Perylene pigments, particularly the derivatives thereof prepared from perylene-3,4,9,10-tetracarboxylic acids or anhydrides, are useful photogenerating materials in layered imaging members for electrophotographic applications. For example, U.S. Pat. No. 4,587,189, the disclosure of which is totally incorporated herein by reference, illustrates imaging members containing a benzimidazole perylene layer prepared by vacuum evaporation or dispersion in a single polymeric binder. Other photogenerating pigments, such as azos, phthalocyanines, polycyclic quinones, squaraines, and the like, have been used in imaging members fabricated by vacuum evaporation, binder solution coatings or binderless pigment dispersions.
Also of interest is U.S. Pat. No. 4,514,482, the disclosure of which is totally incorporated herein by reference, directed to perylene photoconductive devices.

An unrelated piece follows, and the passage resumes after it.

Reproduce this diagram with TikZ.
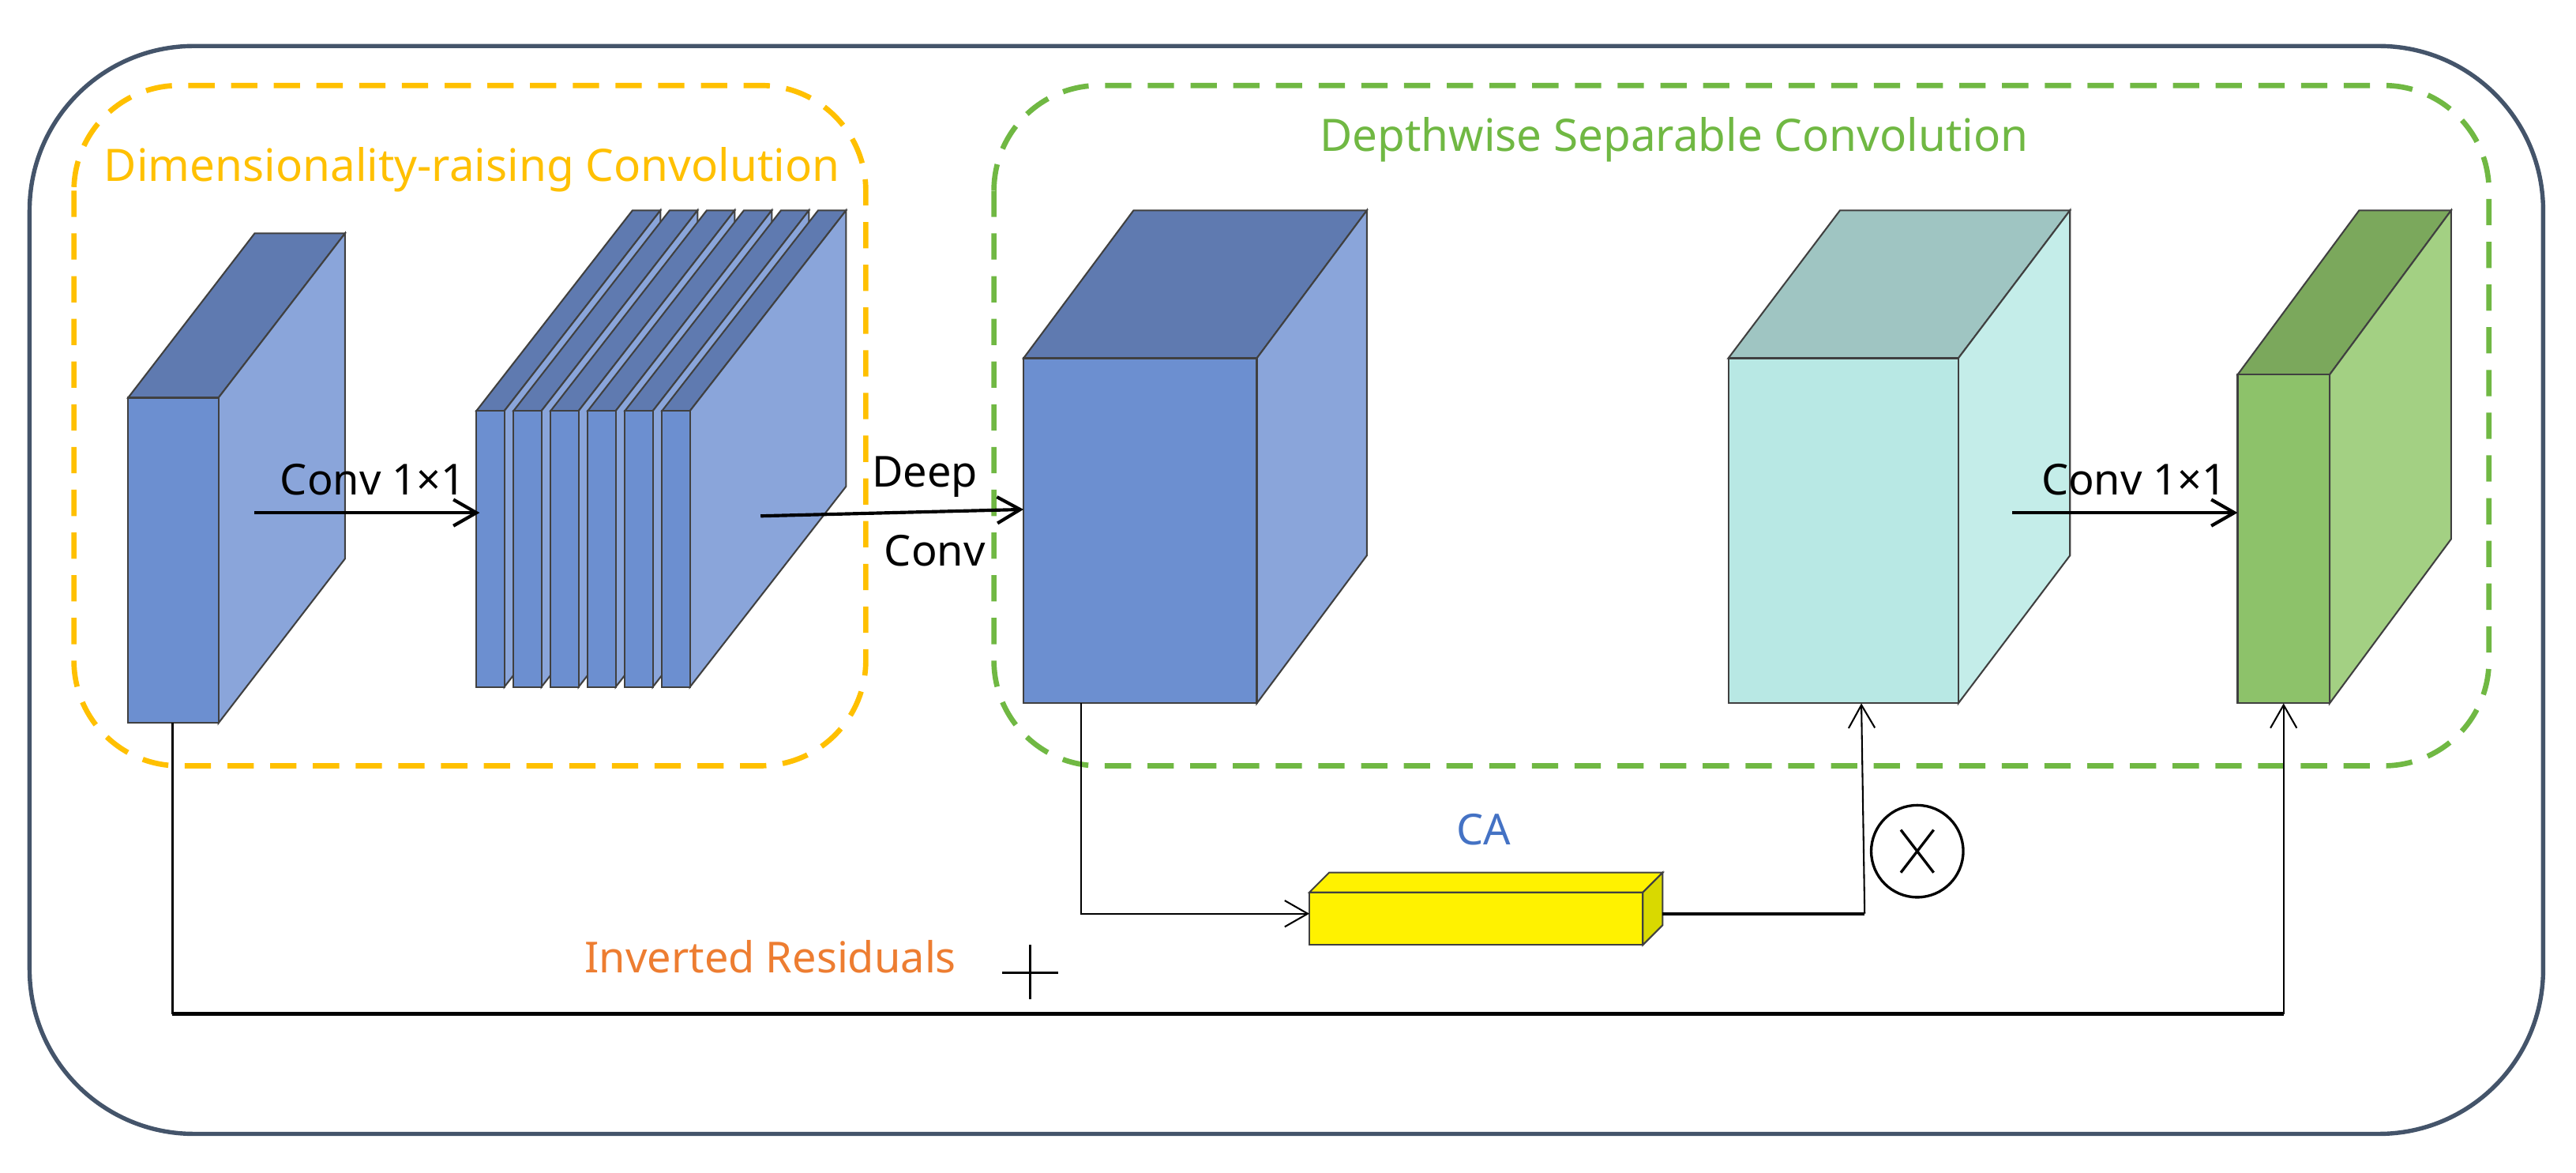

Improvement in the photosensitivity of photoconducting imaging members would have several advantages in the operation of electrophotography printing processes, for example the printing speed can be improved resulting in higher productivity. The required power of illuminating sources such as lasers, light emitting diodes, liquid crystal imaging bars, electric lamps, used to create the latent images on the photoconducting imaging member can be significantly reduced leading to cost savings in the hardware and operation aspects. Thus, the efficiency of imaging members can be increased when there is improvement in the photosensitivity thereof. Therefore, it is evident there is continued desire to improve the photoresponse properties of imaging members.

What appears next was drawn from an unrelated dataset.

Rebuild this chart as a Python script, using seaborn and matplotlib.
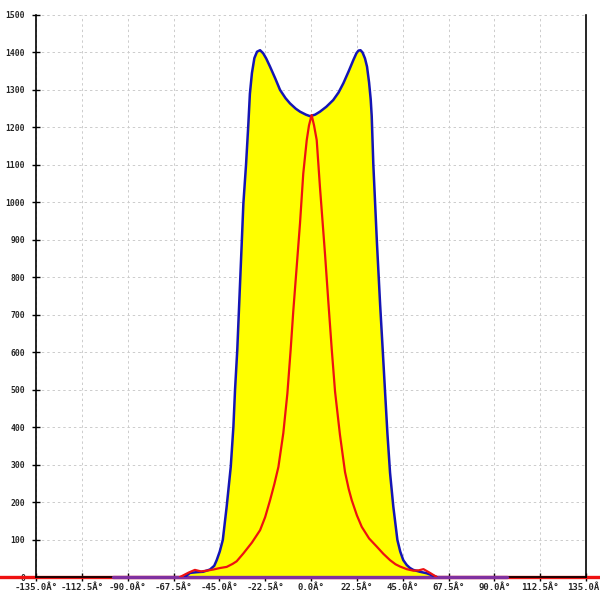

This invention in embodiments primarily relates to imaging members comprised of photogenerating pigments, like benzimidazole perylene prepared with selected mixtures of polymeric binders, which exhibit an unexpected improvement in photosensitivity as compared to, for example, when only a single binder was employed in preparing the imaging members. In addition, the mixed binders also possess additional advantages over the single binder system such as improvements in mechanical properties, superior pigment dispersion, and the like. The ability of maintaining mechanical integrity in layered imaging members is important as the delamination or large dimensional distortion of its various layers would be lead to severe degradation of image quality or complete operational failure. The pigment dispersion quality of the imaging members can have a strong impact on its printing quality such as graininess, resolution, uniformity of solid areas and the like, advantages achievable with the present invention in embodiments.
It is an objective of this invention to provide significant improvements in photosensitivity and other properties such as mechanical, and printing quality of the imaging members formed by using a mixture of binders instead of a single binder in dispersing the photogenerating pigments, and processes thereof.
SUMMARY OF THE INVENTIONIt is an object of the present invention to provide imaging members with many of the advantages illustrated herein.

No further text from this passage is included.